How to claim or carry forward losses
If you are an individual landlord, HMRC automatically carries forward your property losses once you declare them in your Self Assessment tax return. You must include them in the property pages and keep a record of the amount to apply against future years’ profits.
When you finally make a profit, you will see a box in the return to bring forward previous losses. You cannot choose to skip a year or apply only part of the loss HMRC requires that carried-forward losses are used as soon as possible against the first available property profit.
For companies, property losses are reported in the Corporation Tax return and offset automatically against total income for the period or carried forward, depending on the circumstances.
Keeping accurate records
HMRC expects detailed records to support any claim for property losses. Keep the following:
Rent received and dates paid
Invoices for all expenses claimed
Bank statements showing payments
Proof of any periods when the property was empty but available to let
Loan or mortgage statements showing interest charges
These documents support your loss calculation and provide evidence in case of an HMRC enquiry. Losses without proper documentation can be disallowed, increasing your tax bill later.
How mortgage interest affects losses
Since April 2020, mortgage interest can no longer be deducted in full from property income for individual landlords. Instead, it is replaced by a 20% tax credit applied after calculating taxable profit. This change means mortgage interest no longer creates or increases a property loss for individuals.
However, companies are not affected by this restriction and can still deduct full mortgage interest as a business expense, making losses more likely within a company structure.
Example of carrying forward a property loss
Suppose you have a rental income of £12,000 and allowable expenses of £15,000 in 2024–25, giving a £3,000 loss. You report this in your Self Assessment. In 2025–26, your property earns £5,000 profit. You can apply the £3,000 carried-forward loss to reduce the taxable amount to £2,000.
If your profit in 2025–26 were only £2,000, the unused £1,000 loss would continue to carry forward to the next year. This process continues until all losses are used.
Strategic considerations
For landlords with growing portfolios, tracking carried-forward losses can become valuable for long-term tax efficiency. If you plan to expand or expect profits in future years, these losses can reduce taxable income later on.
If you are considering incorporating your property business, remember that losses carried forward personally do not transfer automatically to the company. You would effectively start from zero within the new entity, so it may be worth using personal losses first before transferring ownership.
When to seek professional advice
If you have large or ongoing property losses, or if your rental activity involves furnished holiday lets, short-term lets, or mixed-use properties, it’s wise to consult a tax adviser.
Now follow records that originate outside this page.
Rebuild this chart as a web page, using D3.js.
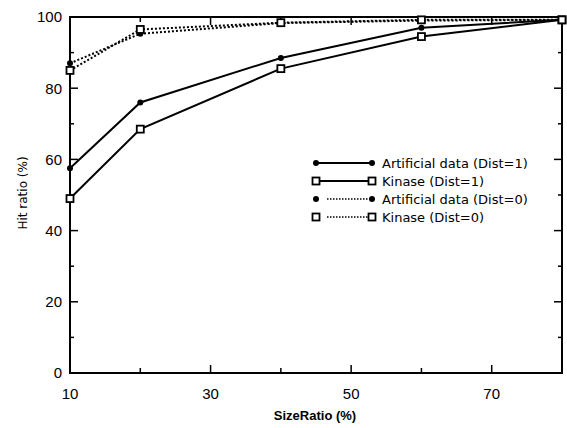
<!DOCTYPE html>
<html><head><meta charset="utf-8">
<script src="https://cdn.jsdelivr.net/npm/d3@7"></script>
<style>
html,body{margin:0;padding:0;background:#fff;}
svg{display:block;}
text{font-family:"Liberation Sans",Arial,sans-serif;fill:#000;}
</style></head>
<body>
<script>
const sizeRatio = [10, 20, 40, 60, 80];
const artificialDist1 = [57.5, 76, 88.5, 97, 99.2];
const kinaseDist1 = [49, 68.5, 85.5, 94.5, 99.2];
const artificialDist0 = [87, 95.3, 98.3, 99, 99.2];
const kinaseDist0 = [85, 96.5, 98.4, 99.2, 99.2];
const xTickLabels = [10, 30, 50, 70];
const yTickLabels = [0, 20, 40, 60, 80, 100];
const seriesNames = ["Artificial data (Dist=1)", "Kinase (Dist=1)", "Artificial data (Dist=0)", "Kinase (Dist=0)"];

const W = 567, H = 428;
const L = 70, R = 562, T = 17, B = 373;
const svg = d3.select("body").append("svg").attr("width", W).attr("height", H);
const x = d3.scaleLinear().domain([10, 80]).range([L, R]);
const y = d3.scaleLinear().domain([0, 100]).range([B, T]);

const series = [
  {name: seriesNames[0], vals: artificialDist1, dash: null, marker: "dot"},
  {name: seriesNames[1], vals: kinaseDist1, dash: null, marker: "square"},
  {name: seriesNames[2], vals: artificialDist0, dash: "2,2", marker: "dot"},
  {name: seriesNames[3], vals: kinaseDist0, dash: "2,2", marker: "square"}
];

// frame
svg.append("rect").attr("x", L).attr("y", T).attr("width", R - L).attr("height", B - T)
  .attr("fill", "none").attr("stroke", "#000").attr("stroke-width", 2);

// ticks (inward on all sides)
const g = svg.append("g").attr("stroke", "#000").attr("stroke-width", 1.5);
d3.range(0, 101, 10).forEach(v => {
  const len = v % 20 === 0 ? 8 : 4;
  if (v === 0 || v === 100) return;
  g.append("line").attr("x1", L).attr("x2", L + len).attr("y1", y(v)).attr("y2", y(v));
  g.append("line").attr("x1", R).attr("x2", R - len).attr("y1", y(v)).attr("y2", y(v));
});
d3.range(20, 80, 10).forEach(v => {
  const len = (v - 10) % 20 === 0 ? 8 : 5;
  g.append("line").attr("x1", x(v)).attr("x2", x(v)).attr("y1", B).attr("y2", B - len);
  g.append("line").attr("x1", x(v)).attr("x2", x(v)).attr("y1", T).attr("y2", T + len);
});

// tick labels
svg.selectAll(".yl").data(yTickLabels).enter().append("text")
  .attr("x", L - 8).attr("y", d => y(d)).attr("dy", "0.36em")
  .attr("text-anchor", "end").attr("font-size", 15).text(d => d);
svg.selectAll(".xl").data(xTickLabels).enter().append("text")
  .attr("x", d => x(d)).attr("y", 399)
  .attr("text-anchor", "middle").attr("font-size", 15).text(d => d);

// axis titles
svg.append("text").attr("x", 315).attr("y", 420).attr("text-anchor", "middle")
  .attr("font-size", 13).attr("font-weight", "bold").text("SizeRatio (%)");
svg.append("text").attr("transform", "translate(27,193) rotate(-90)")
  .attr("text-anchor", "middle").attr("font-size", 12)
  .style("font-family", "'DejaVu Sans', sans-serif").text("Hit ratio (%)");

// lines
const line = d3.line().x((d, i) => x(sizeRatio[i])).y(d => y(d));
series.forEach(s => {
  svg.append("path").datum(s.vals).attr("d", line).attr("fill", "none")
    .attr("stroke", "#000").attr("stroke-width", 2)
    .attr("stroke-dasharray", s.dash);
});

function drawMarker(sel, type, cx, cy) {
  if (type === "dot") {
    sel.append("circle").attr("cx", cx).attr("cy", cy).attr("r", 3).attr("fill", "#000");
  } else {
    sel.append("rect").attr("x", cx - 3.5).attr("y", cy - 3.5).attr("width", 7).attr("height", 7)
      .attr("fill", "#fff").attr("stroke", "#000").attr("stroke-width", 1.8);
  }
}
series.forEach(s => {
  s.vals.forEach((v, i) => drawMarker(svg, s.marker, x(sizeRatio[i]), y(v)));
});

// legend
const legY = [163, 181, 199, 217];
series.forEach((s, i) => {
  const ly = legY[i];
  if (s.dash) {
    svg.append("line").attr("x1", 327).attr("x2", 372).attr("y1", ly).attr("y2", ly)
      .attr("stroke", "#000").attr("stroke-width", 1.5).attr("stroke-dasharray", "1.5,1.5");
  } else {
    svg.append("line").attr("x1", 315).attr("x2", 372).attr("y1", ly).attr("y2", ly)
      .attr("stroke", "#000").attr("stroke-width", 2);
  }
  drawMarker(svg, s.marker, 316, ly);
  drawMarker(svg, s.marker, 372, ly);
  svg.append("text").attr("x", 382).attr("y", ly).attr("dy", "0.36em")
    .attr("font-size", 13).style("font-family", "'DejaVu Sans', sans-serif").text(s.name);
});
</script>
</body></html>
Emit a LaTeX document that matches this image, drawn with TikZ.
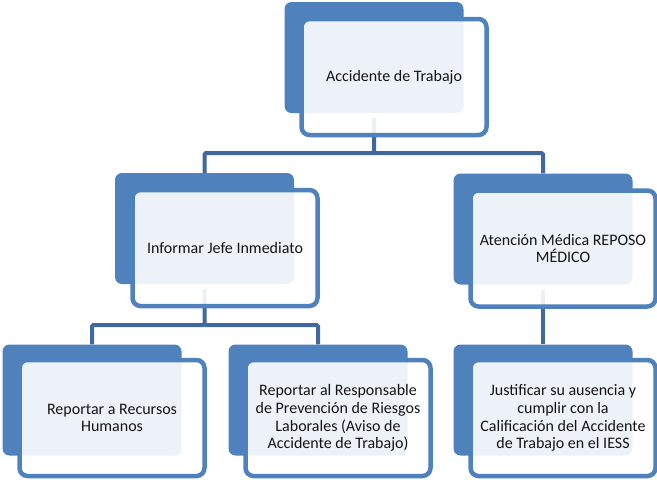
\documentclass[tikz,border=0pt]{standalone}
\usepackage{fontspec}
\setmainfont{Carlito}
\definecolor{boxblue}{HTML}{4F81BD}
\definecolor{connblue}{HTML}{41689D}
\definecolor{txt}{HTML}{141414}
\begin{document}
\begin{tikzpicture}[x=1pt,y=-1pt,
  backbox/.style={fill=boxblue, draw=none, rounded corners=7pt, minimum width=179pt, minimum height=111pt, inner sep=0pt},
  frontbox/.style={draw=boxblue, line width=4.5pt, fill=white, fill opacity=0.9, text opacity=1, rounded corners=8pt, minimum width=185pt, minimum height=116pt, inner sep=0pt, align=center, font=\fontsize{16}{17.8}\selectfont, text=txt},
  conn/.style={draw=connblue, line width=4pt, rounded corners=1.5pt}]
\useasboundingbox (0,0) rectangle (657,480);
% back boxes
\node[backbox] (b1) at (374,57.5) {};
\node[backbox] (b2) at (204.5,228.5) {};
\node[backbox] (b3) at (543,229) {};
\node[backbox] (b4) at (92,400) {};
\node[backbox] (b5) at (318,400) {};
\node[backbox] (b6) at (543,400) {};
% connectors
\draw[conn] ([yshift=-5pt]b1.south) -- (b1.south |- 0,153) -| (b2.north);
\draw[conn] (b1.south |- 0,153) -| (b3.north);
\draw[conn] ([yshift=-5pt]b2.south) -- (b2.south |- 0,325) -| (b4.north);
\draw[conn] (b2.south |- 0,325) -| (b5.north);
\draw[conn] ([yshift=-5pt]b3.south) -- (b6.north);
% front boxes
\node[frontbox] (f1) at (394,77) {Accidente de Trabajo};
\node[frontbox] (f2) at (225,248) {Informar Jefe Inmediato};
\node[frontbox] (f3) at (563,248.5) {Atención Médica REPOSO\\MÉDICO};
\node[frontbox] (f4) at (112,418) {Reportar a Recursos\\Humanos};
\node[frontbox] (f5) at (338,418) {Reportar al Responsable\\de Prevención de Riesgos\\Laborales (Aviso de\\Accidente de Trabajo)};
\node[frontbox] (f6) at (563,418) {Justificar su ausencia y\\cumplir con la\\Calificación del Accidente\\de Trabajo en el IESS};
\end{tikzpicture}
\end{document}
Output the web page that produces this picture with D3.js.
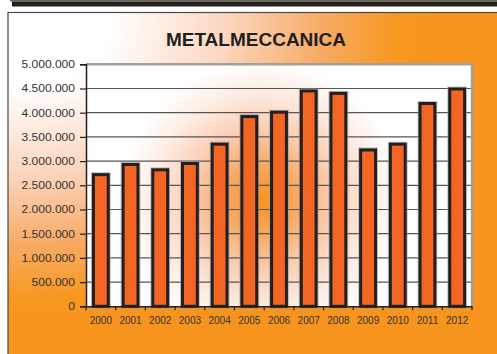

They can help you determine whether your losses qualify for offset, ensure compliance with HMRC, and identify the most tax-efficient structure for your property business.
Conclusion
You cannot usually offset property losses against other income such as salary or self-employment earnings unless your property qualifies as a furnished holiday let or is held through a limited company. For most landlords, losses must be carried forward to reduce future rental profits from the same property business.
By keeping accurate records, claiming all allowable expenses, and understanding when exceptions apply, you can make sure property losses work to your advantage over time. Careful tax planning and professional advice can turn short-term losses into long-term savings.